在民主缺失的社会政治情态下,虽然中国人离政治很近,却无法表达政治诉求,不仅丧失了精神内容,物质内容也随之丧失;离政治很近、不断被政治侵袭和纠缠的中国人,才对政治反胃到了恶心的程度,巴不得到一个离政治远一些的地方清净几天。
我们的确从很远的地方看到了几只“老虎”被反腐败的枪击中了,我们也看到了为数不少的苍蝇呼撒撒地跌落到了地面,长期被老虎和苍蝇侵害而又毫无办法的人民扬眉吐气,喜气洋洋地感叹说:“哇塞!这有多么好啊!”就在他们欢呼雀跃的时候,人民只是合乎国家标准的看客。

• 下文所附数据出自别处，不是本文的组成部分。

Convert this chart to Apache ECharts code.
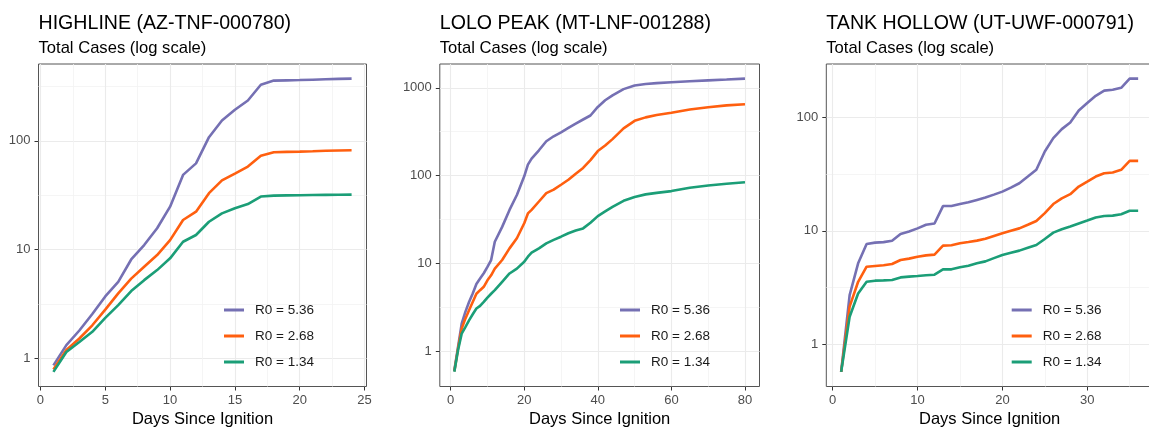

就是只许看不许说,只许接受结果而不得质疑过程。
老虎是因为制度纵容才横行山林的呀!苍蝇是因为坟堆才聚拢成团的呀?现在而今眼目下你不仅拒绝进行制度反思,不仅不想着去健全和改变制度,你却还要说什么制度自信。
我们不是正在响应国家号召做中国梦吗?
在国家政治晦暗的时候,政治侵袭就像北京的雾霾天气一样包裹着我们每一个人,它无所不在,它像强酸一样将我们的肉体和灵魂全部都销蚀了。
在这个以自由、民主为基本价值观的世界政治体系中,中国将以何种面貌和姿态在世界民族之林立身呢?中国的未来又在哪里呢?
人是这样一种东西,他绝不因为任何强力的胁迫而改变源自人性的精神质地,没有人可以改变他!无论作为工具被政治侵袭还是作为“无”被政治侵袭,谁都无法改变人摆脱奴役的自由信念在广袤的精神原野上驰骋。